Kuwaiti activist and blogger (born 1988)

Hamad al-Naqi (حمد النقي; born c. 1988) is a Kuwaiti activist and blogger who in June 2012 was sentenced to ten years' imprisonment on charges of provoking sectarian tensions and making blasphemous tweets against Muhammad. His arrest triggered international outcry from human rights organizations and world leaders.

==Criminal charges==
Al-Naqi was arrested on 27 March 2012 and taken to Kuwait Central Prison. After he was stabbed in the neck by another inmate on 19 April, prison officials announced that they were putting al-Naqi in solitary confinement for his own protection.

During his trial, prosecutors told the court that his comments "were likely to stoke sedition within the community and mobilize segments alongside sectarian lines", Al-Naqi pleaded not guilty, contending that he had not posted the messages and that his account had been hacked.
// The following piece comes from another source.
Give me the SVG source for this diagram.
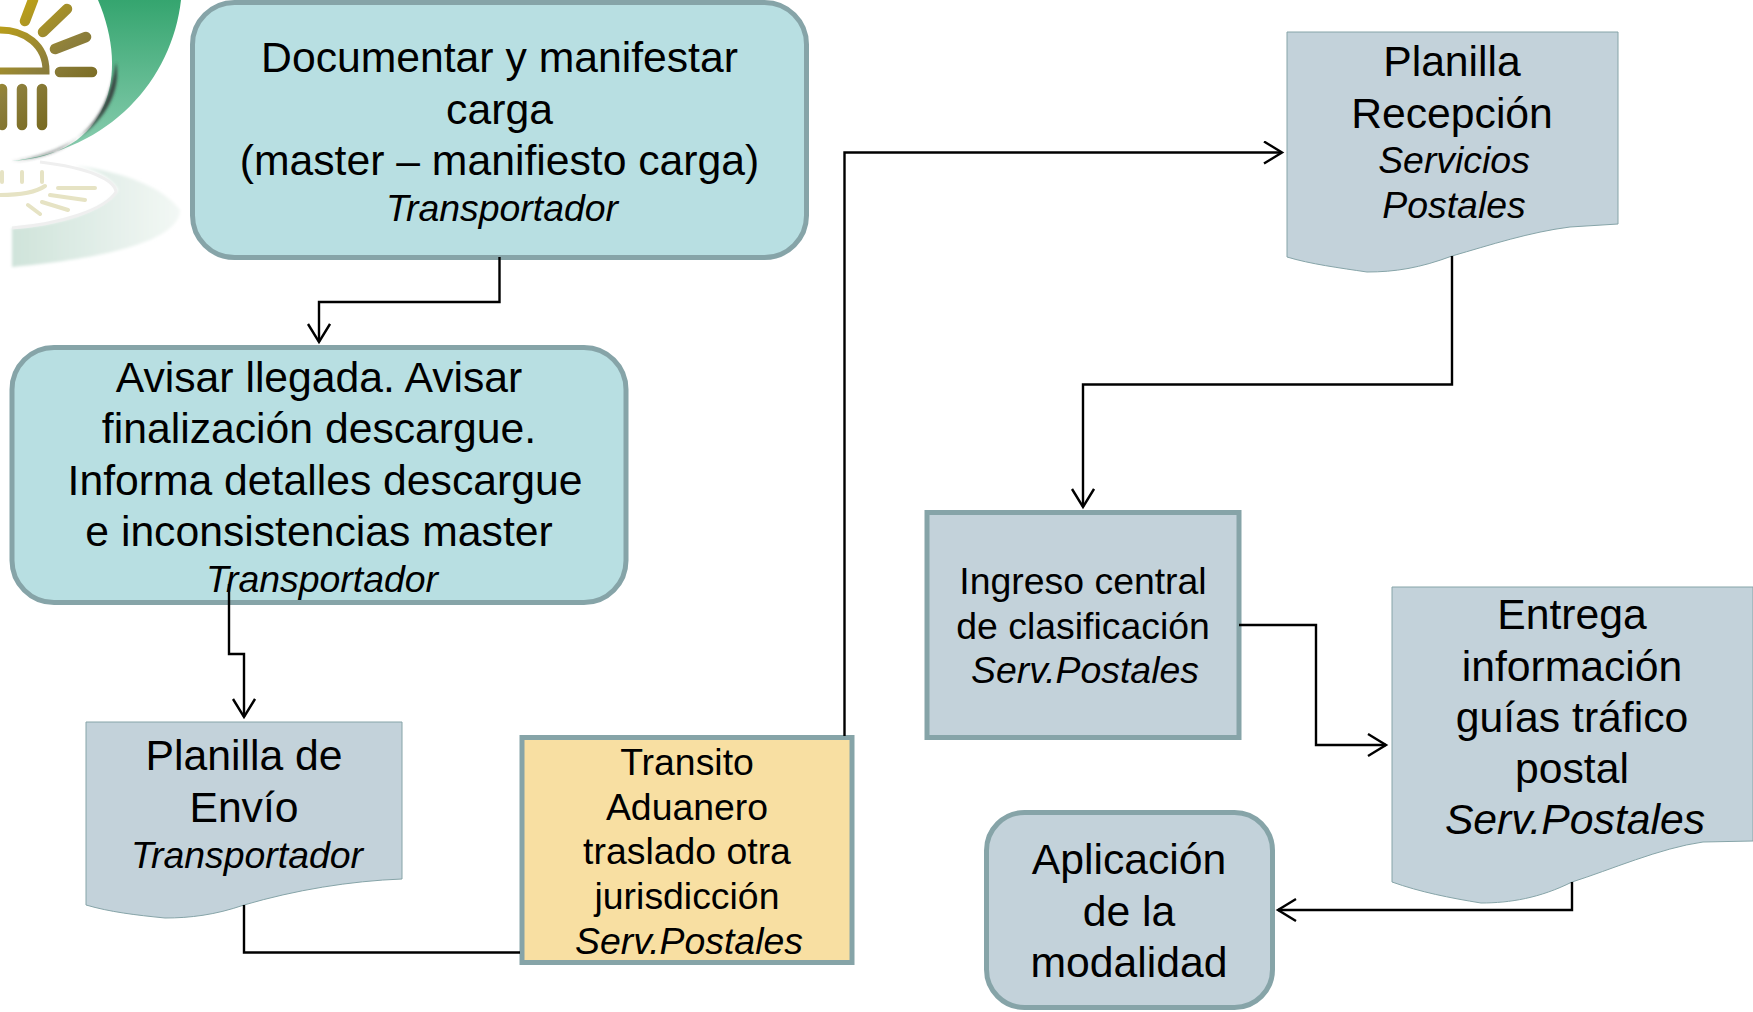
<svg xmlns="http://www.w3.org/2000/svg" width="1753" height="1012" viewBox="0 0 1753 1012">
<defs>
<style>
text{font-family:"Liberation Sans",Arial,sans-serif;fill:#000;text-anchor:middle}
.a{font-size:42.7px}.b{font-size:37.4px}.i{font-style:italic}
.teal{fill:#b8dfe2;stroke:#86a4a8;stroke-width:5}
.grey{fill:#c3d2da;stroke:#86a4a8;stroke-width:5}
.gold{fill:#f8dfa2;stroke:#86a4a8;stroke-width:5}
.doc{fill:#c3d2da;stroke:#86a4a8;stroke-width:1}
.c{fill:none;stroke:#000;stroke-width:2.4}
.ray{stroke:url(#gold);stroke-width:10.500;stroke-linecap:round;fill:none}
.ray2{stroke:#e6e3c4;stroke-width:4;stroke-linecap:round;fill:none}
</style>
<linearGradient id="green" x1="0" y1="0" x2="0" y2="1"><stop offset="0" stop-color="#35a56f"/><stop offset="1" stop-color="#8fd0b4"/></linearGradient>
<linearGradient id="gold" gradientUnits="userSpaceOnUse" x1="0" y1="0" x2="100" y2="120"><stop offset="0" stop-color="#c9a90e"/><stop offset="0.5" stop-color="#8d7f3c"/><stop offset="1" stop-color="#6d5e12"/></linearGradient>
<linearGradient id="pale" x1="0" y1="0" x2="1" y2="0"><stop offset="0" stop-color="#cfe3da"/><stop offset="1" stop-color="#f3f8f5"/></linearGradient>
<filter id="soft" x="-20%" y="-20%" width="140%" height="140%"><feGaussianBlur stdDeviation="1.500"/></filter>
<marker id="ah" markerUnits="userSpaceOnUse" markerWidth="24" markerHeight="26" refX="19" refY="12" orient="auto"><path d="M1 1 L19 12 L1 23" fill="none" stroke="#000" stroke-width="2.4"/></marker>
</defs>
<rect width="1753" height="1012" fill="#fff"/>
<g id="logo">
<path d="M181 0 C172 80 110 150 12 161 C110 155 130 75 98 0Z" fill="url(#green)"/>
<path d="M12 161 C70 157 108 125 116 62 C124 105 85 152 12 161Z" fill="#37423f" filter="url(#soft)"/>
<path d="M0 71 H46 C46 45 25 30 0 30" fill="none" stroke="url(#gold)" stroke-width="7"/>
<path class="ray" d="M2 89V125M22 89V125M42 89V125M60 72H92M55 49L86 37M43 32L67 9M25 21L33 0"/>
<path d="M12 228 C60 226 105 210 118 190 C110 175 90 168 70 165 C130 172 165 190 180 210 C180 232 140 255 12 267Z" fill="url(#pale)" filter="url(#soft)"/>
<path d="M40 162 C90 168 115 180 116 192 C105 210 60 224 12 228" fill="none" stroke="#efefef" stroke-width="3"/>
<path class="ray2" d="M2 172V182M22 172V182M42 172V182M58 188H95M50 195L85 200M42 202L68 210M28 205L40 214M0 195C20 195 35 193 45 186"/>
</g>
<g id="n1"><rect class="teal" x="192.500" y="2.500" width="614" height="255" rx="42"/>
<text class="a" x="499.500" y="72">Documentar y manifestar</text><text class="a" x="499.500" y="124">carga</text><text class="a" x="499.500" y="175">(master – manifiesto carga)</text><text class="b i" x="502" y="220.500">Transportador</text></g>
<g id="n2"><rect class="teal" x="12" y="347.500" width="614" height="255" rx="42"/>
<text class="a" x="319" y="392">Avisar llegada. Avisar</text><text class="a" x="319" y="443">finalización descargue.</text><text class="a" x="325" y="495">Informa detalles descargue</text><text class="a" x="319" y="546">e inconsistencias master</text><text class="b i" x="322" y="591.500">Transportador</text></g>
<g id="n3"><path class="doc" d="M86 722H402V879C350 881 295 890 244 905C215 915 190 918 165 918C135 915 110 912 86 905Z"/>
<text class="a" x="244" y="770">Planilla de</text><text class="a" x="244" y="822">Envío</text><text class="b i" x="247" y="868">Transportador</text></g>
<g id="n4"><rect class="gold" x="522" y="737.500" width="330" height="225"/>
<text class="b" x="687" y="775">Transito</text><text class="b" x="687" y="820">Aduanero</text><text class="b" x="687" y="864">traslado otra</text><text class="b" x="687" y="909">jurisdicción</text><text class="b i" x="689" y="954">Serv.Postales</text></g>
<g id="n5"><path class="doc" d="M1287 32H1618V224L1570 227C1530 232 1490 245 1452 256C1420 268 1395 272 1367 272C1340 268 1310 264 1287 257Z"/>
<text class="a" x="1452" y="76">Planilla</text><text class="a" x="1452" y="128">Recepción</text><text class="b i" x="1454" y="173">Servicios</text><text class="b i" x="1454" y="218">Postales</text></g>
<g id="n6"><rect class="grey" x="927" y="512.500" width="312" height="225"/>
<text class="b" x="1083" y="594">Ingreso central</text><text class="b" x="1083" y="639">de clasificación</text><text class="b i" x="1085" y="683">Serv.Postales</text></g>
<g id="n7"><path class="doc" d="M1392 587H1753V841L1703 842C1660 848 1610 870 1572 882C1540 898 1510 903 1481 903C1450 898 1420 892 1392 882Z"/>
<text class="a" x="1572" y="629">Entrega</text><text class="a" x="1572" y="681">información</text><text class="a" x="1572" y="732">guías tráfico</text><text class="a" x="1572" y="783">postal</text><text class="a i" x="1575" y="834">Serv.Postales</text></g>
<g id="n8"><rect class="grey" x="986.500" y="812.500" width="286" height="195" rx="38"/>
<text class="a" x="1129" y="874">Aplicación</text><text class="a" x="1129" y="926">de la</text><text class="a" x="1129" y="977">modalidad</text></g>
<g id="connectors">
<path class="c" d="M499.500 257V302H319V342" marker-end="url(#ah)"/>
<path class="c" d="M229 584V654H244V717" marker-end="url(#ah)"/>
<path class="c" d="M244 905V952.500H520"/>
<path class="c" d="M844.500 736V152.500H1282" marker-end="url(#ah)"/>
<path class="c" d="M1452 256V384.500H1083V507" marker-end="url(#ah)"/>
<path class="c" d="M1239 625H1316V745H1386" marker-end="url(#ah)"/>
<path class="c" d="M1572 882V910H1278" marker-end="url(#ah)"/>
</g>
</svg>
A judge found al-Naqi guilty on all charges—"insulting the Prophet, the Prophet's wife and companions, mocking Islam, provoking sectarian tensions, insulting the rulers of Saudi Arabia and Bahrain and misusing his mobile phone to spread the comments"— and on 4 June gave him the maximum prison sentence of ten years. His lawyer stated that al-Naqi intended to appeal.

Al-Naqi, who is a Kuwaiti Shi'ite, allegedly used Twitter to criticize the Sunni monarchies of Bahrain and Saudi Arabia, who were experiencing sectarian tensions during the Arab Spring-inspired Bahraini uprising.

==Reactions==
Media commentators described al-Naqi's case as demonstrating "growing tensions between the country's Sunni majority and Shiite minority". Al-Naqi's sentence was protested by Human Rights Watch, which stated that "Kuwaiti authorities clearly violate international rights standards when they punish Hamad al-Naqi for criticizing neighboring monarchs ... This harsh sentence appears designed to intimidate other Kuwaitis from exercising their right to freedom of expression." Amnesty International designated al-Naqi a prisoner of conscience and called for his immediate and unconditional release. A spokeswoman stated that "criticizing religion is a protected form of expression and should not be criminalized ... Nor should individuals be subject to imprisonment for insulting heads of state or other public figures or institutions." The Arabic Network for Human Rights Information denounced the blasphemy charge against al-Naqi as a "cover-up" and an excuse to "gag" political opponents.